SEATTLE — Pike Place Market is one of Seattle’s most popular tourist attractions, and as the market celebrates its 115th birthday on Wednesday, Aug. 17, we’re uncovering some of the lesser-known history and haunted tales of the market.
The history of Pike Place Market
Pike Place Market’s website keeps a detailed history of its origins, as well as the man who created the market thousands travel to every year.
Pike Place Market was first imagined by Thomas Revelle, a Seattle City Council member. Revelle’s ordinance to create the public market was passed by the Seattle City Council on Aug. 5, 1907.
The Pike Place Market first opened on Aug. 17, 1907 when farmers brought their wagons full of produce from the countryside to Seattle.
In 1971 the Pike Place Market Historic District and a market historical commission was created as Seattle citizens voted to preserve the market’s “physical and unique social character.” The market is now operated by the Pike Place Market Preservation and Development Authority.
“What started as a small market has evolved into the largest continuously operating public farmers market in the U.S. with 500 small businesses, 450 residents, five social services, a foundation and hundreds of talented crafters, farmers and performers,” a press release from the market states.
The haunted tales of Pike Place Market
Pike Place Market is known not only for its local delicacies, but also for its ghostly visitors and haunted tales.
Seattle Terrors, a Seattle-based ghost tour company believes that ghosts tied into Pike Place Market’s history still visit the market today and have been seen by citizens.
Princess Angeline was part of the Duwamish Native American tribe who were forced out of the Seattle area to live on reservations.
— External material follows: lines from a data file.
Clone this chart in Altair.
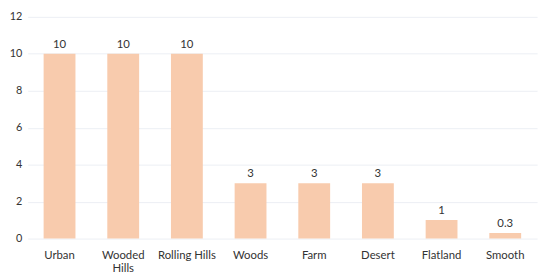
import altair as alt
import pandas as pd

categories = ["Urban", "Wooded Hills", "Rolling Hills", "Woods", "Farm", "Desert", "Flatland", "Smooth"]
values = [10, 10, 10, 3, 3, 3, 1, 0.3]

df = pd.DataFrame({"cat": categories, "val": values})

x = alt.X("cat:N", sort=categories, title=None,
          scale=alt.Scale(paddingInner=0.5, paddingOuter=0.25),
          axis=alt.Axis(labelAngle=0, domain=False, ticks=False, labelPadding=11,
                        labelFontSize=11.5, labelColor="#333333", labelFont="Lato",
                        labelLineHeight=13, labelOverlap=False,
                        labelExpr="datum.label == 'Wooded Hills' ? ['Wooded', 'Hills'] : datum.label"))
y = alt.Y("val:Q", title=None,
          scale=alt.Scale(domain=[0, 12], nice=False),
          axis=alt.Axis(values=[0, 2, 4, 6, 8, 10, 12], domain=False, ticks=False,
                        labelPadding=6, labelFontSize=11, labelColor="#333333", labelFont="Lato",
                        labelOverlap=False, gridColor="#eceff4", gridWidth=1))

bars = alt.Chart(df).mark_bar(color="#F8CBAD").encode(x=x, y=y)
labels = alt.Chart(df).mark_text(baseline="bottom", dy=-4, fontSize=11.5, color="#333333", font="Lato").encode(
    x=x,
    y=y,
    text=alt.Text("val:Q"),
)

chart = (bars + labels).properties(
    width=517, height=225,
    background="white",
    autosize=alt.AutoSizeParams(type="none"),
    padding={"left": 20, "top": 7, "right": 5, "bottom": 37},
).configure_view(stroke=None).configure_axis(labelOverlap=False)

chart.save("out.html", embed_options={"renderer": "svg", "actions": False})
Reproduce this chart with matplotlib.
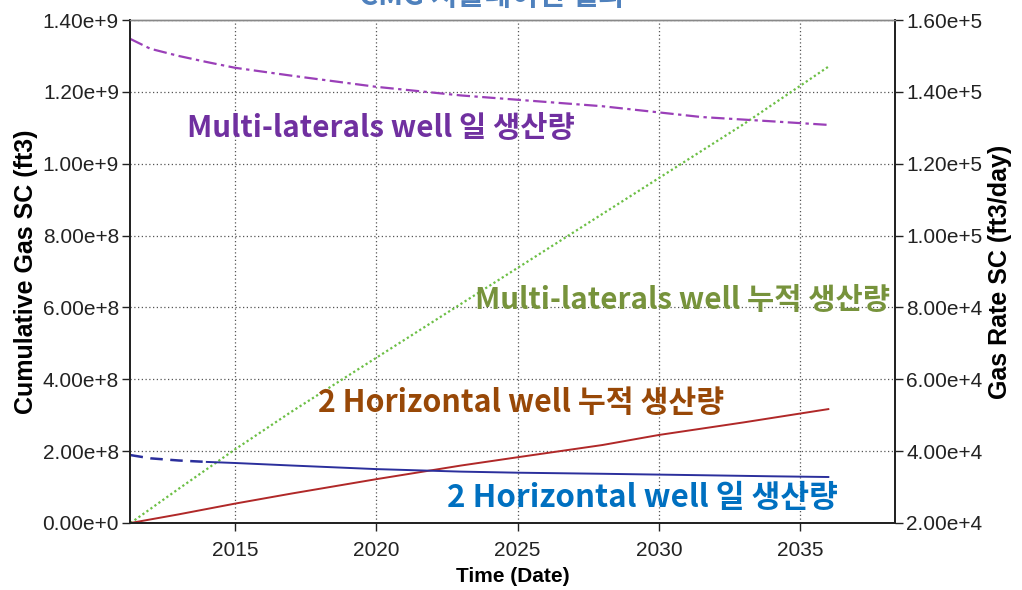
import matplotlib

matplotlib.use("Agg")
import matplotlib.pyplot as plt
from matplotlib.ticker import FuncFormatter, MultipleLocator

# --- data ------------------------------------------------------------------
# cumulative gas (ft3), left axis
cum_years = [2011.3, 2013, 2015, 2017, 2020, 2023, 2025, 2028, 2030, 2033, 2036]
cum_multi = [0.0, 0.95e8, 2.05e8, 3.10e8, 4.60e8, 6.10e8, 7.10e8, 8.60e8, 9.60e8, 1.11e9, 1.27e9]
cum_horiz = [0.0, 2.4e7, 5.4e7, 8.2e7, 1.22e8, 1.60e8, 1.83e8, 2.17e8, 2.45e8, 2.80e8, 3.17e8]

# gas rate (ft3/day), right axis
rate_years = [2011.3, 2012, 2013, 2014, 2015, 2017, 2020, 2023, 2025, 2028, 2031.5, 2034, 2036]
rate_multi = [1.547e5, 1.52e5, 1.50e5, 1.483e5, 1.467e5, 1.445e5, 1.414e5, 1.39e5, 1.378e5,
              1.36e5, 1.33e5, 1.318e5, 1.308e5]
rate_horiz = [3.89e4, 3.80e4, 3.74e4, 3.70e4, 3.67e4, 3.60e4, 3.50e4, 3.43e4, 3.40e4,
              3.37e4, 3.33e4, 3.30e4, 3.28e4]
dashed_until = 2014  # early part of the horizontal-well rate is drawn dashed

title = "CMG 시뮬레이션 결과"
# text, x (year), y (left-axis units), colour, font size
notes = [
    ("Multi-laterals well 일 생산량", 2013.3, 1.099e9, "#7030A0", 21.3),
    ("Multi-laterals well 누적 생산량", 2023.5, 6.21e8, "#77933C", 21.3),
    ("2 Horizontal well 누적 생산량", 2017.94, 3.34e8, "#984807", 21.8),
    ("2 Horizontal well 일 생산량", 2022.5, 0.70e8, "#0070C0", 22.5),
]


def sci(v, _pos):
    mant, exp = f"{v:.2e}".split("e")
    return f"{mant}e{exp[0]}{int(exp[1:])}"


fig = plt.figure(figsize=(10.22, 5.90), dpi=100)
ax = fig.add_axes((130 / 1022, 1 - 523 / 590, 765 / 1022, 503 / 590))
ax2 = ax.twinx()

ax.plot(cum_years, cum_multi, color="#6CBF45", lw=1.6, ls=(0, (1, 1.2)))
ax.plot(cum_years, cum_horiz, color="#B02828", lw=1.4)

k = rate_years.index(dashed_until) + 1
ax2.plot(rate_years, rate_multi, color="#9A3FB8", lw=1.6, ls=(0, (6, 2, 1.5, 2)))
ax2.plot(rate_years[:k], rate_horiz[:k], color="#2B2F9C", lw=1.8, ls=(0, (5, 3)))
ax2.plot(rate_years[k - 1:], rate_horiz[k - 1:], color="#2B2F9C", lw=1.4)

ax.set_xlim(2011.28, 2038.36)
ax.set_ylim(0, 1.4e9)
ax2.set_ylim(2e4, 1.6e5)
ax.xaxis.set_major_locator(MultipleLocator(5))
ax.yaxis.set_major_locator(MultipleLocator(2e8))
ax2.yaxis.set_major_locator(MultipleLocator(2e4))
ax.yaxis.set_major_formatter(FuncFormatter(sci))
ax2.yaxis.set_major_formatter(FuncFormatter(sci))

ax.grid(True, color="#555555", ls=(0, (1, 2)), lw=0.9)
ax.set_axisbelow(True)

for a in (ax, ax2):
    a.tick_params(direction="out", length=6, width=1, labelsize=15,
                  colors="#222222", labelcolor="#222222")
    a.tick_params(axis="x", pad=7)
    a.tick_params(axis="y", pad=2)
    for side in ("left", "right", "bottom"):
        a.spines[side].set_color("#222222")
        a.spines[side].set_linewidth(1.3)
    a.spines["top"].set_color("#888888")
    a.spines["top"].set_linewidth(1.0)
    for lab in a.get_xticklabels() + a.get_yticklabels():
        lab.set_family("Liberation Sans")

ax.set_xlabel("Time (Date)", fontsize=15, fontweight="bold", family="Liberation Sans",
              labelpad=5)
ax.set_ylabel("Cumulative Gas SC (ft3)", fontsize=18, fontweight="bold",
              family="Liberation Sans", labelpad=3)
ax2.set_ylabel("Gas Rate SC (ft3/day)", fontsize=18, fontweight="bold",
               family="Liberation Sans", labelpad=4)

korean = ["Noto Sans CJK KR", "DejaVu Sans"]
for text, x, y, color, size in notes:
    ax.text(x, y, text, color=color, fontsize=size, fontweight="bold", family=korean,
            ha="left", va="center")

fig.text(0.482, 1.006, title, color="#4F81BD", fontsize=21, fontweight="bold",
         family=korean, ha="center", va="center")

fig.savefig("out.png", dpi=100)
Instead of following her tribe she stayed in her cabin until she died at the age of 85. It is said that you can still see her at the market today, as it was built on land where her cabin once stood.
“Fat Lady Barber” is another well-known, darker tale from Pike Place Market. Fat Lady Barber is known for walking around at night and singing customers to sleep in order to steal money and valuables out of their pockets. Today cleaners at the market say they have heard someone singing lullabies to them when they are alone at the market.
Arthur Goodwin was a nephew of the developer of Pike Place Market who later ran the market as its director. Some say you can still see Goodwin upstairs in the library, looking down on the market or swinging a golf club where his office used to be.
Celebrate Pike Place Market’s birthday
Those who visit the market today can enjoy pastries from Pike Place Bakery, watch the fish being thrown at the Pike Place Fish Market, get fresh berries from Sidhu Farms, indulge in Pacific Northwest seafood from Jack’s Fish and Chips or grab a bouquet of local flowers from Lee Lor Garden. A complete directory of the market’s artists, vendors and restaurants is on the market’s website.
The market is offering free donuts, coffee, drinking chocolate and tea from local vendors to the first 115 visitors on Wednesday to celebrate its birthday. Visitors can visit the market tent below the historic market sign and clock at 9 a.m. to enjoy the free breakfast, while supplies last.